As palavras iniciais de Varys (Conleth Hill), que já tinham sido ditas por Cersei e por Barristan na segunda temporada e nos livros de Martin, respectivamente, ecoam no final do episódio: “Dizem que cada vez que nasce um Targaryen, os deuses atiram a moeda ao ar, e o mundo sustém a respiração.

“Se as circunstâncias tivessem sido diferentes, acho que este lado de Dany [Daenerys] nunca se teria mostrado. Se Cersei não a tivesse traído [não se juntando à Batalha de Winterfell de há dois episódios], se Cersei não tivesse executado [a sua amiga e conselheira] Missandei, se Jon não lhe tivesse dito a verdade [sobre a sua linhagem]... se qualquer uma destas coisas tivesse acontecido de outra forma, não acredito que estivéssemos a ver este lado de Daenerys Targaryen”, diz David Benioff no vídeo da HBO. “Não penso que ela tenha decidido antes que ia fazer o que fez. Mas depois ela vê a Fortaleza Vermelha [na capital], a casa da sua família construída quando chegaram a este país pela primeira vez há 300 anos. É neste momento, nas muralhas de Porto Real, em que ela vê o símbolo de tudo que lhe foi retirado, que toma a decisão de tornar isto pessoal”, explica por seu turno D.B. Weiss.

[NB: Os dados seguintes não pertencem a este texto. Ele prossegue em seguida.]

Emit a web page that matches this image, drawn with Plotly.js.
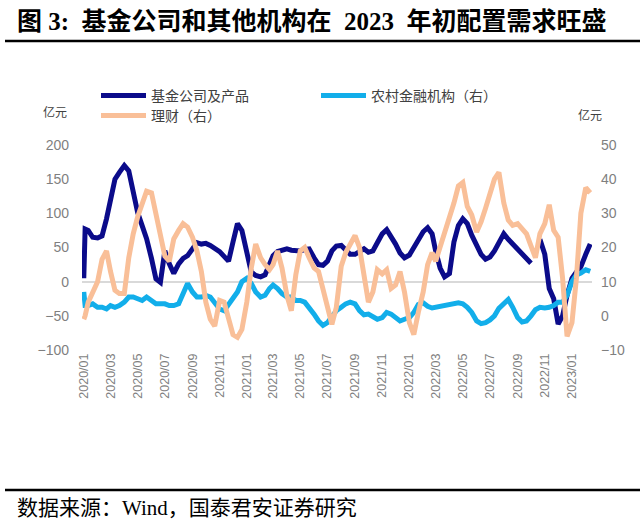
<!DOCTYPE html>
<html><head><meta charset="utf-8">
<script src="https://cdn.plot.ly/plotly-3.0.1.min.js"></script>
<style>html,body{margin:0;padding:0;background:#fff;} #chart{width:640px;height:530px;}</style>
</head><body><div id="chart"></div>
<script>
const dates = [
"2020-01-01","2020-01-04","2020-01-11","2020-01-21",
"2020-02-01","2020-02-11","2020-02-21","2020-03-01","2020-03-11","2020-03-21",
"2020-04-01","2020-04-11","2020-04-21","2020-05-01","2020-05-11","2020-05-21",
"2020-06-01","2020-06-11","2020-06-21","2020-07-01","2020-07-11","2020-07-21",
"2020-08-01","2020-08-11","2020-08-21","2020-09-01","2020-09-11","2020-09-21",
"2020-10-01","2020-10-11","2020-10-21","2020-11-01","2020-11-11","2020-11-21",
"2020-12-01","2020-12-11","2020-12-21",
"2021-01-01","2021-01-11","2021-01-21","2021-02-01","2021-02-11","2021-02-21",
"2021-03-01","2021-03-11","2021-03-21","2021-04-01","2021-04-11","2021-04-21",
"2021-05-01","2021-05-11","2021-05-21","2021-06-01","2021-06-11","2021-06-21",
"2021-07-01","2021-07-11","2021-07-21","2021-08-01","2021-08-11","2021-08-21",
"2021-09-01","2021-09-11","2021-09-21","2021-10-01","2021-10-11","2021-10-21",
"2021-11-01","2021-11-11","2021-11-21","2021-12-01","2021-12-11","2021-12-21",
"2022-01-01","2022-01-11","2022-01-21","2022-02-01","2022-02-11","2022-02-21",
"2022-03-01","2022-03-11","2022-03-21","2022-04-01","2022-04-11","2022-04-21",
"2022-05-01","2022-05-11","2022-05-21","2022-06-01","2022-06-11","2022-06-21",
"2022-07-01","2022-07-11","2022-07-21","2022-08-01","2022-08-11","2022-08-21",
"2022-09-01","2022-09-11","2022-09-21","2022-10-01","2022-10-11","2022-10-21",
"2022-11-01","2022-11-11","2022-11-21","2022-12-01","2022-12-11","2022-12-21",
"2023-01-01","2023-01-11","2023-01-21","2023-02-01","2023-02-11"
];

// 基金公司及产品 (左轴, 亿元)
const fundCompanies = [
5,77,75,65,
64,67,92, 116,150,160,
170,162,133, 101,82,63,
34,4,-1, 45,26,12,
26,34,38, 48,57,55,
56,53,49, 44,37,30,
58,85,75,
40,14,9, 7,10,25,
38,44,46, 48,46,46,
45,47,48, 35,25,24,
30,45,52, 53,47,40,
40,45,48, 43,45,57,
70,76,66, 55,42,35,
39,50,60, 73,79,70,
45,20,7, 12,58,82,
92,85,68, 55,40,33,
36,45,58, 70,62,55,
48,43,36, 27,null,62,
40,-10,-25, -62,-50,-20,
5,14,22, 40,55
];

// 农村金融机构（右）
const ruralInstitutions = [
7,3,3,3.5,
2.5,2.5,2, 3,2.5,3,
4,5.5,5.5, 5,4.5,5.5,
4.5,3.5,3.5, 3.5,3,3,
3.5,7,9.5, 7,5.5,5.5,
6,5.5,4, 2,1.5,3.5,
5,7,10,
11,9.5,7, 5.5,6,8,
9,8,6.5, 5.5,5.5,4.5,
4.5,4,2.5, 0.5,-1.5,-2.8,
-2,-0.5,1.5, 2.5,3.5,4,
3.5,1.5,0.3, 0.5,-0.2,-1,
-0.5,1,0.5, -0.5,-1.5,-1,
-0.5,1,3.3, 3.8,2.8,2.3,
2.5,2.5,3, 3,3.5,3.8,
3.5,2.5,1, -1.5,-2.3,-2,
-1.2,0,2.2, 3.8,4.8,2.5,
-0.5,-1.8,-1.5, 0,1.8,2.5,
2.3,2.5,3, 4,4,6,
10,12,12.5, 13.5,13
];

// 理财（右）
const wealthManagement = [
-1,0,4,6.5,
10,16.5,19, 13,7.5,6.5,
6.5,17,24, 29,33,36.5,
36,30,23, 17.5,16,22.5,
25,27,26, 23,19,13,
4,-1,-3, 4.5,4,-1.5,
-5.5,-6.3,-4,
4,14,21, 17,15,13.5,
15,19,14, 6,1.5,12,
19,20,17, 14,13,7.5,
3,-2.5,2.5, 14.5,18.5,21,
23.5,20,12, 4,7,13.5,
12.3,13.5,8, 9,13,7,
-2,-5.5,1, 7,15,18.5,
16,20,25, 28.5,33,38,
39,32,29.5, 24.5,27.5,31.5,
36,40,42, 33,28,26.5,
27,25.5,24, 20.5,17,24,
27,32.5,25, 23,11,-6,
-2,11,30, 37.5,36
];

const xTickDates = ["2020-01-01","2020-03-01","2020-05-01","2020-07-01","2020-09-01","2020-11-01",
"2021-01-01","2021-03-01","2021-05-01","2021-07-01","2021-09-01","2021-11-01",
"2022-01-01","2022-03-01","2022-05-01","2022-07-01","2022-09-01","2022-11-01","2023-01-01"];
const xTickLabels = ["2020/01","2020/03","2020/05","2020/07","2020/09","2020/11",
"2021/01","2021/03","2021/05","2021/07","2021/09","2021/11",
"2022/01","2022/03","2022/05","2022/07","2022/09","2022/11","2023/01"];
const seriesNames = ["基金公司及产品","农村金融机构（右）","理财（右）"];
const titleText = "<b>图 3:  基金公司和其他机构在  2023  年初配置需求旺盛</b>";
const sourceText = "数据来源：Wind，国泰君安证券研究";
const unitText = "亿元";

// plot area in pixels
const L = 82, T = 145, W = 510, H = 205;
const px = v => (v - L) / W;
const py = v => (T + H - v) / H;

const cjk = "'Noto Sans CJK SC', sans-serif";
const serifMix = "'Liberation Serif', 'Noto Sans CJK SC', serif";
const tickFont = {family: "'Liberation Sans', Arial, sans-serif", size: 14, color: "#7f7f7f"};
const legendFont = {family: cjk, size: 14, color: "#404040"};

const traces = [
  {x: dates, y: fundCompanies, name: seriesNames[0], type: "scatter", mode: "lines",
   line: {color: "#0b0b8a", width: 5}, yaxis: "y", connectgaps: false, legend: "legend"},
  {x: dates, y: ruralInstitutions, name: seriesNames[1], type: "scatter", mode: "lines",
   line: {color: "#12aeea", width: 5}, yaxis: "y2", legend: "legend2"},
  {x: dates, y: wealthManagement, name: seriesNames[2], type: "scatter", mode: "lines",
   line: {color: "#f9bf98", width: 5}, yaxis: "y2", legend: "legend3"}
];

function legendAt(xPix, yTopPix) {
  return {orientation: "h", x: px(xPix), y: py(yTopPix), xanchor: "left", yanchor: "top",
    font: legendFont, bgcolor: "rgba(0,0,0,0)", itemwidth: 45};
}

const layout = {
  width: 640, height: 530,
  margin: {l: L, r: 640 - L - W, t: T, b: 530 - T - H, pad: 0},
  paper_bgcolor: "#ffffff", plot_bgcolor: "#ffffff",
  showlegend: true,
  xaxis: {type: "date", range: ["2019-12-28", "2023-02-15"], tickvals: xTickDates, ticktext: xTickLabels,
    tickangle: -90, tickfont: {family: "'Liberation Sans', Arial, sans-serif", size: 12.5, color: "#7f7f7f"},
    showgrid: false, zeroline: false, showline: false, ticks: "", fixedrange: true},
  yaxis: {range: [-100, 200], tick0: 0, dtick: 50, tickfont: tickFont, showgrid: false,
    zeroline: true, zerolinecolor: "#d9d9d9", zerolinewidth: 2, showline: false, ticks: "",
    ticklabelstandoff: 12},
  yaxis2: {range: [-10, 50], tick0: 0, dtick: 10, overlaying: "y", side: "right", tickfont: tickFont,
    showgrid: false, zeroline: false, showline: false, ticks: "", ticklabelstandoff: 8},
  legend: legendAt(96, 80),
  legend2: legendAt(316, 80),
  legend3: legendAt(96, 100),
  annotations: [
    {text: titleText, xref: "paper", yref: "paper", x: px(15), y: py(22), xanchor: "left", yanchor: "middle",
     showarrow: false, font: {family: serifMix, size: 25, color: "#000000"}},
    {text: sourceText, xref: "paper", yref: "paper", x: px(15), y: py(508), xanchor: "left", yanchor: "middle",
     showarrow: false, font: {family: serifMix, size: 21, color: "#000000"}},
    {text: unitText, xref: "paper", yref: "paper", x: px(55), y: py(111), xanchor: "center", yanchor: "middle",
     showarrow: false, font: {family: cjk, size: 12, color: "#404040"}},
    {text: unitText, xref: "paper", yref: "paper", x: px(590), y: py(114), xanchor: "center", yanchor: "middle",
     showarrow: false, font: {family: cjk, size: 12, color: "#404040"}}
  ],
  shapes: [
    {type: "line", xref: "paper", yref: "paper", x0: px(5), x1: px(640), y0: py(41), y1: py(41),
     line: {color: "#000000", width: 2.5}},
    {type: "line", xref: "paper", yref: "paper", x0: px(5), x1: px(640), y0: py(490), y1: py(490),
     line: {color: "#000000", width: 2.5}}
  ]
};

Plotly.newPlot("chart", traces, layout, {displayModeBar: false, staticPlot: true});
</script>
</body></html>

Entretanto, outra das mulheres de A Guerra dos Tronos tenta o heroísmo, comete erros, testemunha - a heroína de Winterfell (Maisie Williams), tal como o mártir Tyrion Lannister (Peter Dinklage) ou o herdeiro relutante Jon Snow (Kit Harington) deixam uma espécie de Pompeia enquanto cai o pano e se ouve talvez pela última vez The Rains of Castamere.

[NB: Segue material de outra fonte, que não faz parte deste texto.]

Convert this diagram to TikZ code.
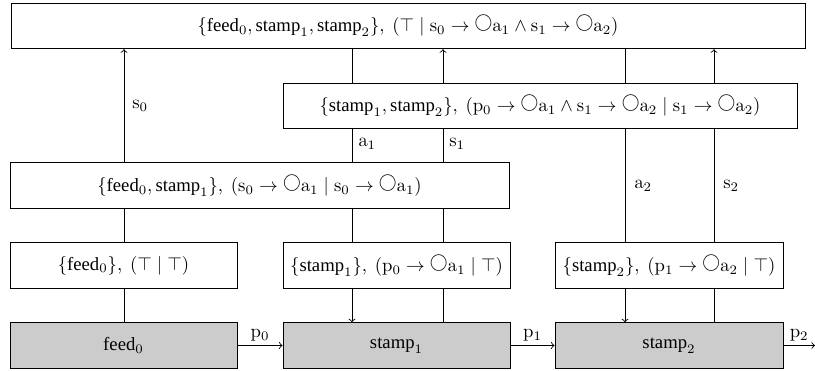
\documentclass[tikz,border=0pt]{standalone}
\usepackage{amsmath}
\usepackage[no-math]{fontspec}
\setmainfont{Liberation Serif}
\usetikzlibrary{arrows}
% "next" operator: a circle sitting on the baseline
\newcommand{\nxt}{\mathord{\raisebox{0.23em}{\scalebox{0.95}{$\bigcirc$}}}}
\newcommand{\cmp}[1]{\text{#1}}
\newlength\pxu
\setlength\pxu{0.535pt}
\begin{document}
\begin{tikzpicture}[x=0.535pt,y=-0.535pt,
  box/.style={draw,line width=0.5pt,inner sep=0pt,minimum height=45.5\pxu,font=\normalsize},
  comp/.style={box,fill=black!20},
  wire/.style={line width=0.45pt},
  arr/.style={wire,->},
  lbl/.style={inner sep=1pt,anchor=west}]
\useasboundingbox (0,0) rectangle (815,371);

% composite contracts
\node[box,minimum width=794\pxu] (top) at (408,26)
  {$\{\cmp{feed}_0,\cmp{stamp}_1,\cmp{stamp}_2\},\ (\top\mid \mathrm{s}_0\rightarrow\nxt\mathrm{a}_1\wedge\mathrm{s}_1\rightarrow\nxt\mathrm{a}_2)$};
\node[box,minimum width=514\pxu] (mid) at (540,106)
  {$\{\cmp{stamp}_1,\cmp{stamp}_2\},\ (\mathrm{p}_0\rightarrow\nxt\mathrm{a}_1\wedge\mathrm{s}_1\rightarrow\nxt\mathrm{a}_2\mid \mathrm{s}_1\rightarrow\nxt\mathrm{a}_2)$};
\node[box,minimum width=499\pxu] (fs) at (259.5,185.5)
  {$\{\cmp{feed}_0,\cmp{stamp}_1\},\ (\mathrm{s}_0\rightarrow\nxt\mathrm{a}_1\mid \mathrm{s}_0\rightarrow\nxt\mathrm{a}_1)$};

% elementary contracts
\node[box,minimum width=227\pxu] (cf) at (123.5,265.5)
  {$\{\cmp{feed}_0\},\ (\top\mid\top)$};
\node[box,minimum width=227\pxu] (cs1) at (396.5,265.5)
  {$\{\cmp{stamp}_1\},\ (\mathrm{p}_0\rightarrow\nxt\mathrm{a}_1\mid\top)$};
\node[box,minimum width=228\pxu] (cs2) at (669,265.5)
  {$\{\cmp{stamp}_2\},\ (\mathrm{p}_1\rightarrow\nxt\mathrm{a}_2\mid\top)$};

% components
\node[comp,minimum width=227\pxu] (gf) at (123.5,345.5) {$\cmp{feed}_0$};
\node[comp,minimum width=227\pxu] (gs1) at (396.5,345.5) {$\cmp{stamp}_1$};
\node[comp,minimum width=228\pxu] (gs2) at (669,345.5) {$\cmp{stamp}_2$};
\coordinate (out) at (815,345.5);

% wire positions
\coordinate (xa) at (124,0);
\coordinate (xb) at (352,0);
\coordinate (xc) at (443,0);
\coordinate (xd) at (625,0);
\coordinate (xe) at (714,0);

% feed column
\draw[wire] (gf.north -| xa) -- (cf.south -| xa);
\draw[wire] (cf.north -| xa) -- (fs.south -| xa);
\draw[arr] (fs.north -| xa) -- node[lbl,pos=0.5,xshift=6\pxu]{$\mathrm{s}_0$} (top.south -| xa);

% stamp1 columns
\draw[arr] (cs1.south -| xb) -- (gs1.north -| xb);
\draw[wire] (gs1.north -| xc) -- (cs1.south -| xc);
\draw[wire] (cs1.north -| xb) -- (fs.south -| xb);
\draw[wire] (cs1.north -| xc) -- (fs.south -| xc);
\draw[wire] (fs.north -| xb) -- node[lbl,pos=0.55,xshift=4\pxu]{$\mathrm{a}_1$} (mid.south -| xb);
\draw[wire] (fs.north -| xc) -- node[lbl,pos=0.55,xshift=4\pxu]{$\mathrm{s}_1$} (mid.south -| xc);
\draw[wire] (mid.north -| xb) -- (top.south -| xb);
\draw[arr] (mid.north -| xc) -- (top.south -| xc);

% stamp2 columns
\draw[arr] (cs2.south -| xd) -- (gs2.north -| xd);
\draw[wire] (gs2.north -| xe) -- (cs2.south -| xe);
\draw[wire] (cs2.north -| xd) -- node[lbl,pos=0.5,xshift=7\pxu]{$\mathrm{a}_2$} (mid.south -| xd);
\draw[wire] (cs2.north -| xe) -- node[lbl,pos=0.5,xshift=7\pxu]{$\mathrm{s}_2$} (mid.south -| xe);
\draw[wire] (mid.north -| xd) -- (top.south -| xd);
\draw[arr] (mid.north -| xe) -- (top.south -| xe);

% component outputs
\draw[arr] (gf.east) -- node[above,inner sep=2pt]{$\mathrm{p}_0$} (gs1.west);
\draw[arr] (gs1.east) -- node[above,inner sep=2pt]{$\mathrm{p}_1$} (gs2.west);
\draw[arr] (gs2.east) -- node[above,inner sep=2pt]{$\mathrm{p}_2$} (out);
\end{tikzpicture}
\end{document}
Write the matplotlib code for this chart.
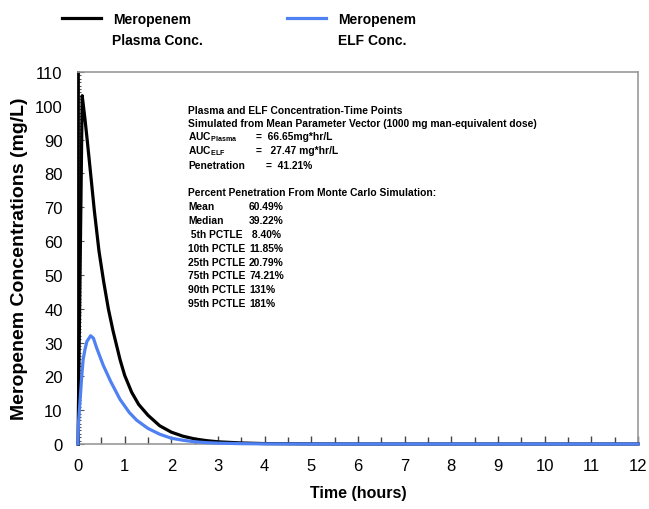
import matplotlib
matplotlib.use("Agg")
import matplotlib.pyplot as plt
from matplotlib.ticker import MultipleLocator

# datos
time_plasma = [0, 0.09, 0.15, 0.2, 0.27, 0.35, 0.45, 0.55, 0.65, 0.75, 0.9, 1.0, 1.15, 1.3, 1.5,
               1.75, 2.0, 2.25, 2.5, 2.75, 3.0, 3.5, 4.0, 5.0, 6.0, 8.0, 10.0, 12.0]
plasma = [0, 103, 96, 89.5, 80, 69, 57, 48, 40, 33.5, 25, 20.3, 15.3, 11.7, 8.5,
          5.4, 3.5, 2.3, 1.5, 1.0, 0.65, 0.3, 0.12, 0.03, 0, 0, 0, 0]

time_elf = [0, 0.01, 0.04, 0.08, 0.11, 0.15, 0.19, 0.27, 0.33, 0.4, 0.54, 0.7, 0.9, 1.1, 1.26,
            1.5, 1.75, 2.0, 2.25, 2.5, 2.75, 3.0, 3.5, 4.0, 5.0, 6.0, 8.0, 10.0, 12.0]
elf = [0, 6, 12, 20, 25, 28, 30.3, 32, 31.3, 28.4, 23.3, 18.5, 13.2, 9.3, 7,
       4.6, 2.9, 1.7, 1.1, 0.65, 0.4, 0.25, 0.1, 0.04, 0, 0, 0, 0, 0]

header = ["Plasma and ELF Concentration-Time Points",
          "Simulated from Mean Parameter Vector (1000 mg man-equivalent dose)"]
auc_labels = [r"AUC$_{\mathbf{Plasma}}$", r"AUC$_{\mathbf{ELF}}$", "Penetration"]
auc_values = ["=  66.65mg*hr/L", "=   27.47 mg*hr/L", "=  41.21%"]
mc_title = "Percent Penetration From Monte Carlo Simulation:"
mc_labels = ["Mean", "Median", " 5th PCTLE", "10th PCTLE", "25th PCTLE", "75th PCTLE",
             "90th PCTLE", "95th PCTLE"]
mc_values = ["60.49%", "39.22%", " 8.40%", "11.85%", "20.79%", "74.21%", "131%", "181%"]

BLUE = "#4f81f2"
FONT = ["Liberation Sans", "DejaVu Sans"]
plt.rcParams["font.family"] = FONT
plt.rcParams["mathtext.fontset"] = "custom"
plt.rcParams["mathtext.rm"] = "Liberation Sans"
plt.rcParams["mathtext.bf"] = "Liberation Sans:bold"

W, H = 649, 510
fig = plt.figure(figsize=(W / 100, H / 100), dpi=100)
ax = fig.add_axes([78 / W, 65 / H, (638 - 78) / W, (445 - 73) / H])


def txt(px, py, s, **kw):
    fig.text(px / W, 1 - py / H, s, weight="bold", va="center", **kw)


l1, = ax.plot(time_plasma, plasma, color="black", lw=2.3, clip_on=False, zorder=3)
l2, = ax.plot(time_elf, elf, color=BLUE, lw=2.3, clip_on=False, zorder=4)

ax.set_xlim(0, 12)
ax.set_ylim(0, 110)
ax.xaxis.set_major_locator(MultipleLocator(1))
ax.xaxis.set_minor_locator(MultipleLocator(0.5))
ax.yaxis.set_major_locator(MultipleLocator(10))
ax.yaxis.set_minor_locator(MultipleLocator(1))
ax.tick_params(axis="x", which="both", direction="in", color="#444444", width=1,
               labelsize=12, pad=10)
ax.tick_params(axis="x", which="major", length=6)
ax.tick_params(axis="x", which="minor", length=5)
ax.tick_params(axis="y", which="both", direction="in", color="#555555", width=0.8,
               labelsize=12, pad=11)
ax.tick_params(axis="y", which="major", length=4)
ax.tick_params(axis="y", which="minor", length=2.5)
for s in ["top", "right", "bottom"]:
    ax.spines[s].set_color("#999999")
    ax.spines[s].set_linewidth(1.2)
ax.spines["left"].set_color("black")
ax.spines["left"].set_linewidth(2)

ax.set_xlabel("Time (hours)", weight="bold", fontsize=11.5, labelpad=9)
ax.set_ylabel("Meropenem Concentrations (mg/L)", weight="bold", fontsize=14, labelpad=5)

# leyenda
for line, x0 in [(l1, 62), (l2, 287)]:
    fig.legend([line], ["Meropenem"], loc="center left", bbox_to_anchor=(x0 / W, 1 - 20 / H),
               frameon=False, borderpad=0, borderaxespad=0, handlelength=2.8,
               handletextpad=0.85, prop={"weight": "bold", "size": 10})
txt(112, 41, "Plasma Conc.", fontsize=10)
txt(338, 41, "ELF Conc.", fontsize=10)

# texto de la simulacion
fs = 7.4
for i, s in enumerate(header):
    txt(188, 111 + 13 * i, s, fontsize=fs)
for i, (lab, val) in enumerate(zip(auc_labels, auc_values)):
    txt(188, 137 + 14.5 * i, lab, fontsize=fs)
    txt(256 if i < 2 else 266, 137 + 14.5 * i, val, fontsize=fs)
txt(188, 193, mc_title, fontsize=fs)
for i, (lab, val) in enumerate(zip(mc_labels, mc_values)):
    txt(188, 207 + 13.9 * i, lab, fontsize=fs)
    txt(249, 207 + 13.9 * i, val, fontsize=fs)

fig.savefig("out.png", dpi=100)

Foram 78 minutos de espectáculo, uma vez mais, em que a realização, fotografia e efeitos visuais são resistentes ao fogo das críticas de uma forma que as escolhas de uma narrativa que já pertence a tantos milhões de espectadores não são. “Porque é que a reviravolta de Daenerys é como uma traição”, quer explicar a Vanity Fair. “Porque é que a violência incendiária de Daenerys é completamente expectável”, quer contrapor a Variety. “Satisfatório até pensarmos sobre isso”, resume Todd VanDerWerff no site Vox. “O grandioso há muito substituiu o subtil”, postula Alison Herman no The Ringer, ainda assim satisfeita com a qualidade do espectáculo visual.

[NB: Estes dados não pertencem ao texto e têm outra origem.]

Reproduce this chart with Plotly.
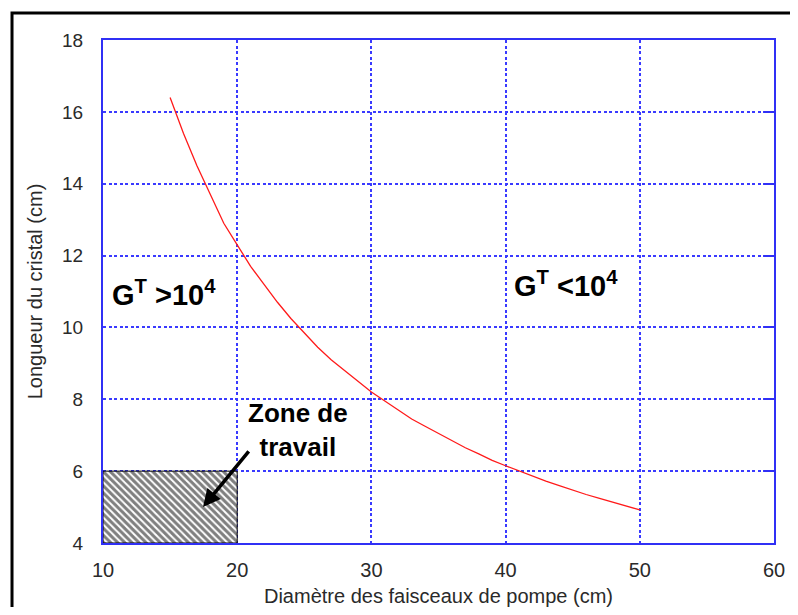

A oitava e última temporada de A Guerra dos Tronos tem conseguido uma proeza, que é obter audiências recorde e números em queda - nos índices de avaliação como os do agregador Rotten Tomatoes ou da base de dados IMDB. Os criadores explicam mecanicamente as suas escolhas causais, mas se retiraram tempo ao final de A Guerra dos Tronos deixaram amplo espaço tanto para dúvidas quanto para apoio. Contam com o facto de esta ser uma série magnética, da qual, como a catástrofe de fogo e fogo-vivo que grassou neste penúltimo capítulo, é quase impossível desviar o olhar. E a expectativa. De repente, já se passaram 72 episódios, o Inverno chegou e um confronto final entre Fogo e Gelo adivinha-se antes do sonho da Primavera. Só resta um episódio de A Guerra dos Tronos.